It was found that any movement of the electrode or portions thereof away 
from the optimum point resulted in a decrease at that point of the bonding 
strength between the materials passing through the corona discharge. 
Accordingly, it was discovered the higher electrical energy concentration 
levels found at the end of the electrode could be compensated for by 
moving the higher energy end portions away from the optimum point to a 
position where they were less effective. Accordingly, the net result was 
that there occurred across the width of the material passing through the 
corona discharge a uniform bond between the layers. 
In the embodiment illustrated in FIG. 1, the higher end concentrations are 
compensated for by cutting the generally flat electrode bar 18, positioned 
with its inner edge adjacent to the material 14, inwardly from about the 
midpoint of each end lengthwise a predetermined distance, and bending the 
thus formed portions 22, 24, adjacent the material 14, downwardly through 
a predetermined angle alpha (.alpha.) out of the line of the axis of the 
straight portion 21 of the bar.
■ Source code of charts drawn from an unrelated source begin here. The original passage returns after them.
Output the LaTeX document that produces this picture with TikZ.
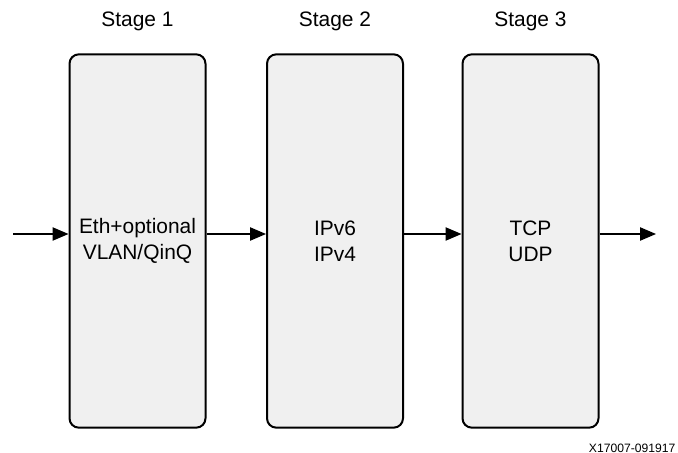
\documentclass[tikz,border=0pt]{standalone}
\usepackage{fontspec}
\setmainfont{Liberation Sans}
\usetikzlibrary{arrows.meta}
\definecolor{boxgray}{HTML}{F0F0F0}

\tikzset{
	stagebox/.style={draw, line width=1.5pt, fill=boxgray, rounded corners=7pt,
		minimum width=102pt, minimum height=280pt, align=center,
		font=\fontsize{15.7}{19.5}\selectfont},
	stagelabel/.style={font=\fontsize{15.7}{19.5}\selectfont},
	flow/.style={line width=0.9pt, -{Triangle[length=12pt, width=10pt]}}
}

\begin{document}
\begin{tikzpicture}[x=0.75pt, y=-0.75pt]
		\useasboundingbox (0,0) rectangle (678,453);
		\node[stagebox] (s1) at (137.5,241) {Eth+optional\\VLAN/QinQ};
		\node[stagebox] (s2) at (335,241) {IPv6\\IPv4};
		\node[stagebox] (s3) at (530.5,241) {TCP\\UDP};
		\node[stagelabel] (l1) at (137.5,21) {Stage 1};
		\node[stagelabel] (l2) at (335,21) {Stage 2};
		\node[stagelabel] (l3) at (530.5,21) {Stage 3};
		\coordinate (in) at (13,234);
		\coordinate (out) at (656,234);
		\draw[flow] (in) -- (s1.west |- in);
		\draw[flow] (s1.east |- in) -- (s2.west |- in);
		\draw[flow] (s2.east |- in) -- (s3.west |- in);
		\draw[flow] (s3.east |- in) -- (out);
		\node[anchor=base east, font=\fontsize{9.1}{11}\selectfont] (fig) at (680,452) {X17007-091917};
	\end{tikzpicture}
\end{document}
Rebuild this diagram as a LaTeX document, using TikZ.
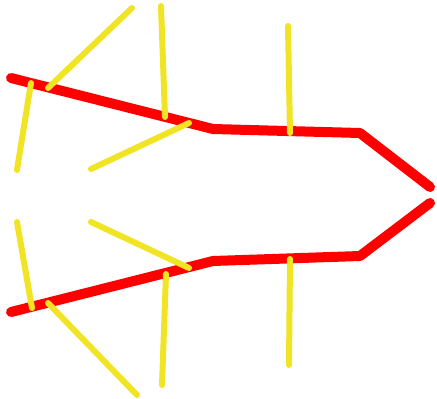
\documentclass[tikz,border=0pt]{standalone}
\usepackage{xcolor}
\definecolor{rojoRama}{HTML}{FF0000}
\definecolor{amarilloHoja}{HTML}{F0E424}
\usepackage{tikz}
\usetikzlibrary{calc}

\begin{document}
\begin{tikzpicture}[x=1pt,y=-1pt,
 stem/.style={draw=rojoRama,line width=10pt,line cap=round,line join=round},
 leaf/.style={draw=amarilloHoja,line width=6pt,line cap=round}]
 \useasboundingbox (0,0) rectangle (437,399);
 % ramas rojas
 \coordinate (uA) at (11,78);  \coordinate (uB) at (213,129);
 \coordinate (uC) at (360,133); \coordinate (uD) at (430,187);
 \coordinate (lA) at (11,312); \coordinate (lB) at (213,261);
 \coordinate (lC) at (360,256); \coordinate (lD) at (430,203);
 \draw[stem] (uA)--(uB)--(uC)--(uD);
 \draw[stem] (lA)--(lB)--(lC)--(lD);
 % hojas de arriba
 \draw[leaf] (132,8)--(48,88);
 \draw[leaf] (31,83)--(17,170);
 \draw[leaf] (161,6)--(165,117);
 \draw[leaf] (189,123)--(91,169);
 \draw[leaf] (288,26)--(290,133);
 % hojas de abajo
 \draw[leaf] (17,222)--(32,308);
 \draw[leaf] (48,303)--(137,395);
 \draw[leaf] (91,222)--(189,268);
 \draw[leaf] (166,274)--(162,385);
 \draw[leaf] (290,259)--(289,365);
\end{tikzpicture}
\end{document}
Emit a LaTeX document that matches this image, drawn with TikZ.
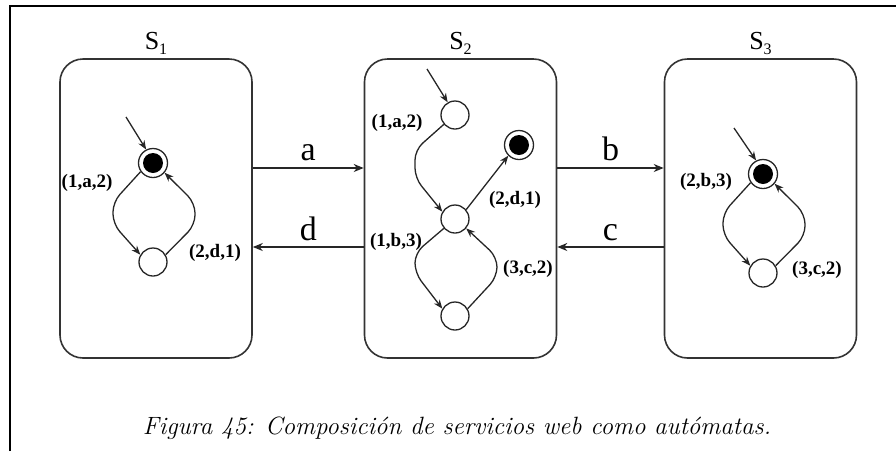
\documentclass[tikz,border=0pt]{standalone}
\usepackage{fontspec}
\newfontfamily\tms{Liberation Serif}
\usetikzlibrary{arrows.meta}
\begin{document}
\begin{tikzpicture}[x=0.5pt,y=-0.5pt,
  box/.style={draw=black!80, line width=0.8pt, rounded corners=11.5pt, minimum width=96pt, minimum height=149.5pt, inner sep=0pt},
  st/.style={circle, draw=black!85, line width=0.65pt, minimum size=14pt, inner sep=0pt, fill=white},
  acc/.style={circle, draw=black!85, line width=0.65pt, minimum size=14.5pt, inner sep=0pt, fill=white,
    path picture={\fill[black] (path picture bounding box.center) circle (5pt);}},
  tr/.style={draw=black!85, line width=0.65pt, -{Stealth[length=4.5pt,width=3.5pt]}, rounded corners=5pt},
  lab/.style={font=\tms\bfseries\fontsize{9.5}{11}\selectfont, inner sep=0pt},
  big/.style={font=\tms\fontsize{17}{20}\selectfont, inner sep=0pt},
  slab/.style={font=\tms\fontsize{13}{15}\selectfont, inner sep=0pt, anchor=base},
  ch/.style={draw=black!85, line width=0.8pt, -{Stealth[length=5pt,width=4pt]}}
]
\useasboundingbox (0,0) rectangle (896,451);
% frame
\draw[line width=1.2pt] (10,451) -- (10,6) -- (896,6);

% boxes
\node[box] (S1) at (156,208.5) {};
\node[box] (S2) at (460.5,208.5) {};
\node[box] (S3) at (760.5,208.5) {};
\node[slab] (L1) at ([yshift=4.5pt]S1.north) {S\raisebox{-0.45ex}{\fontsize{8}{9}\selectfont 1}};
\node[slab] (L2) at ([yshift=4.5pt]S2.north) {S\raisebox{-0.45ex}{\fontsize{8}{9}\selectfont 2}};
\node[slab] (L3) at ([yshift=4.5pt]S3.north) {S\raisebox{-0.45ex}{\fontsize{8}{9}\selectfont 3}};

% channels
\coordinate (ya) at (0,168);
\coordinate (yd) at (0,247);
\draw[ch] (S1.east |- ya) -- node[big, anchor=base, yshift=4pt] (la) {a} (S2.west |- ya);
\draw[ch] (S2.west |- yd) -- node[big, anchor=base, yshift=3.5pt] (ld) {d} (S1.east |- yd);
\draw[ch] (S2.east |- ya) -- node[big, anchor=base, yshift=4pt] (lb) {b} (S3.west |- ya);
\draw[ch] (S3.west |- yd) -- node[big, anchor=base, yshift=3.5pt] (lc) {c} (S2.east |- yd);

% S1 automaton
\node[acc] (p1) at (153,163) {};
\node[st] (q1) at (153,262) {};
\coordinate (i1) at (126,117);
\draw[tr] (i1) -- (p1.117);
\draw[tr] (p1.-145) -- (113,202) -- (113,224) -- (q1.150);
\draw[tr] (q1.30) -- (195,225) -- (195,203) -- (p1.-40);
\node[lab] (t11) at (87,183) {(1,a,2)};
\node[lab] (t12) at (215,253) {(2,d,1)};

% S2 automaton
\node[st] (p2) at (455,115) {};
\node[acc] (f2) at (519,145) {};
\node[st] (m2) at (455,219) {};
\node[st] (q2) at (455,316) {};
\coordinate (i2) at (427,69);
\draw[tr] (i2) -- (p2.120);
\draw[tr] (p2.-140) -- (415,150) -- (415,178) -- (m2.150);
\draw[tr] (m2.40) -- (f2.-135);
\draw[tr] (m2.-140) -- (415,253) -- (415,273) -- (q2.150);
\draw[tr] (q2.30) -- (497,277) -- (497,257) -- (m2.-40);
\node[lab] (t21) at (397,123) {(1,a,2)};
\node[lab] (t22) at (515,200) {(2,d,1)};
\node[lab] (t23) at (396,242) {(1,b,3)};
\node[lab] (t24) at (528,269) {(3,c,2)};

% S3 automaton
\node[acc] (p3) at (763,174) {};
\node[st] (q3) at (763,273) {};
\coordinate (i3) at (734,128);
\draw[tr] (i3) -- (p3.117);
\draw[tr] (p3.-145) -- (723,213) -- (723,235) -- (q3.150);
\draw[tr] (q3.30) -- (805,236) -- (805,214) -- (p3.-40);
\node[lab] (t31) at (706,182) {(2,b,3)};
\node[lab] (t32) at (817,270) {(3,c,2)};

% caption
\node[font=\itshape\fontsize{12.5}{15}\selectfont, inner sep=0pt] (cap) at (457,428) {Figura 45: Composición de servicios web como autómatas.};
\end{tikzpicture}
\end{document}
With this apparatus construction, a 
satisfactory uniform delaminable bond was produced. The remaining straight 
portions 23 and 25 of electrode 18 respectively, have been found to 
produce no adverse effect. 
FIG. 2 illustrates a further embodiment in which angled end portions 32, 
34, are produced without the severing step used in the embodiment of FIG. 
1 but rather by simply bending the ends of a bar generally indicated at 28 
at an angle alpha (.alpha.) a predetermined distance A and C respectively 
from each end. The electrode generally indicated at 28 thus comprises a 
central straight portion 31 and two straight end portions 32, 34. In 
practice, it has been found that the distance A and C may be equal and may 
be in the order of 13/4" where the "W" width of the material being bonded 
is 12" and in the order of 2" where the width of the material being bonded 
is 28". Under the same conditions, angle alpha (.alpha.) is in the range 
of about 8 to 12 degrees. The same angle range of 8 to 12 degrees works 
for both the 12 and 28" widths and, although not tested, is expected to 
hold true for wider widths. This same angle range applies to the 
displacements of the portions 22 and 24 in FIG. 1. 
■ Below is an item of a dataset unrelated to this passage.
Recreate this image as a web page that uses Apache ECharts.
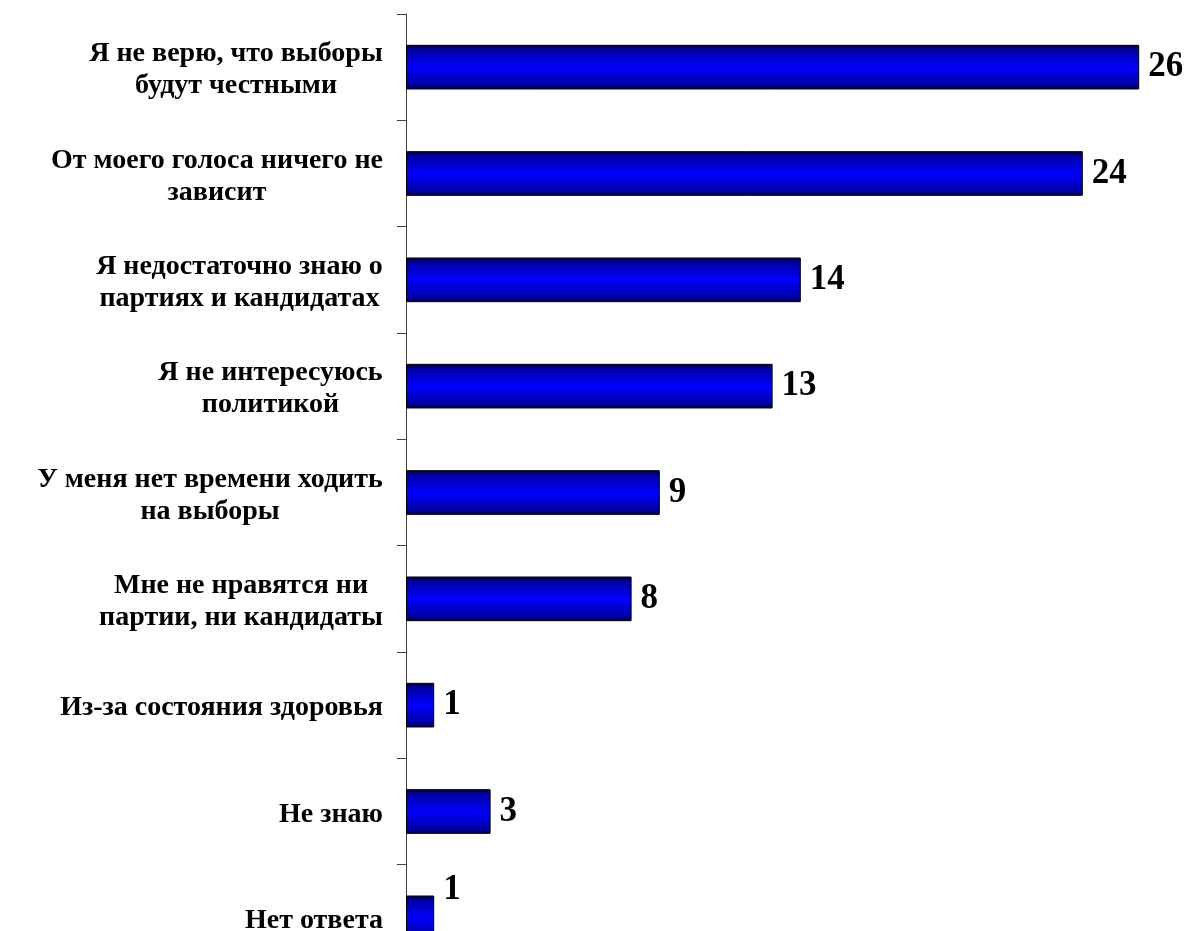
<!DOCTYPE html>
<html><head><meta charset="utf-8">
<script src="https://cdn.jsdelivr.net/npm/echarts@6/dist/echarts.min.js"></script>
<style>html,body{margin:0;padding:0;background:#fff}#c{width:1189px;height:931px}</style>
</head><body><div id="c"></div>
<script>
const categories = [
  'Я не верю, что выборы\nбудут честными',
  'От моего голоса ничего не\nзависит',
  'Я недостаточно знаю о\nпартиях и кандидатах',
  'Я не интересуюсь\nполитикой',
  'У меня нет времени ходить\nна выборы',
  'Мне не нравятся ни\nпартии, ни кандидаты',
  'Из-за состояния здоровья',
  'Не знаю',
  'Нет ответа'
];
const values = [26, 24, 14, 13, 9, 8, 1, 3, 1];

const labelFont = 'bold 28px "Liberation Serif"';
const ctx = document.createElement('canvas').getContext('2d');
ctx.font = labelFont;
const rich = {};
categories.forEach((c, i) => {
  const w = Math.max(...c.split('\n').map(l => ctx.measureText(l).width));
  rich['c' + i] = {width: Math.ceil(w) + 2, align: 'center', fontFamily: 'Liberation Serif', fontWeight: 'bold', fontSize: 28, lineHeight: 32, color: '#000'};
});

const barColor = new echarts.graphic.LinearGradient(0, 0, 0, 1, [
  {offset: 0, color: '#000040'},
  {offset: 0.12, color: '#0000a8'},
  {offset: 0.5, color: '#0000ff'},
  {offset: 0.88, color: '#0000a8'},
  {offset: 1, color: '#000040'}
]);

const data = values.map((v, i) => {
  const d = {value: v};
  if (i === values.length - 1) d.label = {offset: [0, -28]};
  return d;
});

const chart = echarts.init(document.getElementById('c'), null, {renderer: 'canvas'});
chart.setOption({
  animation: false,
  grid: {left: 406, top: 14, width: 846, height: 957, containLabel: false, outerBoundsMode: 'none'},
  xAxis: {type: 'value', min: 0, max: 30, show: false},
  yAxis: {
    type: 'category', data: categories, inverse: true,
    axisLine: {show: true, lineStyle: {color: '#404040', width: 1}},
    axisTick: {show: true, length: 9, lineStyle: {color: '#404040'}},
    axisLabel: {
      margin: 22, align: 'right', rich: rich, padding: [6, 0, 0, 0],
      formatter: (val, idx) => val.split('\n').map(l => '{c' + idx + '|' + l + '}').join('\n')
    }
  },
  series: [{
    type: 'bar', data: data, barCategoryGap: '58%',
    itemStyle: {color: barColor, borderColor: '#000', borderWidth: 1},
    label: {show: true, position: 'right', distance: 9, color: '#000',
      fontFamily: 'Liberation Serif', fontWeight: 'bold', fontSize: 35}
  }]
});
</script></body></html>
Such less effective positioning of the end portions 22, 24, in FIG. 1 and 
32 and 34 in FIG. 2, is outside the optimum point or optimum line of 
maximum effectiveness. According to the preferred embodiments, the bending 
from that optimum point or line is generally in a plane perpendicular to 
the plane extending through the axis of the grounded roll 40 and the 
straight portions 21 in FIG. 1 and 31 in FIG. 2. While the field strength 
will also be weakened by moving the electrodes 18 and 28 away from the 
roll 40 in a plane passing through the axis of the roll 40, it has been 
found that such movement leads to the breakdown of the corona and produces 
uneven bonding. 
In FIG. 2 the width of the material 14, 16, is slightly greater than the 
overall effective length D of the corona electrode 28 a predetermined 
distance so that the corona will not short out directly to the roll 40. 
The width W, of the material, may be equal to or less than the width R of 
roll 40. 
It will be understood from the referenced patents and the disclosure herein 
that a great number of variables must be considered in obtaining maximum 
effectiveness of the corona bonding process. In the prior art a straight 
electrode located at the line of greatest effectiveness produced a higher 
bond along the edges of the material. Thus, when proper bonding occurred 
in the central inward portion between the opposite edges of the material 
14 and 16, the bond at the edge was substantially greater so at the 
separation station 80 it occurred that the edges in some cases did not 
separate but instead tore the material lengthwise along the line inwardly 
from the edge. This, of course, disrupted the reclamation process and 
wasted material. 
The illustrated solution to the higher edge bond levels involve 
compensating for the higher energy levels experienced at the ends of the 
electrode by configuring the end of the electrode porportionately to the 
higher energy levels so the electrode ends were in a less effective 
position out of the optimum point or line. 
Although only preferred embodiments of the inventions have been 
specifically illustrated and described herein, it is to be understood that 
minor variations may be made in the methods and apparatus without 
departing from the spirit and scope of the invention, as defined by the 
appended claims.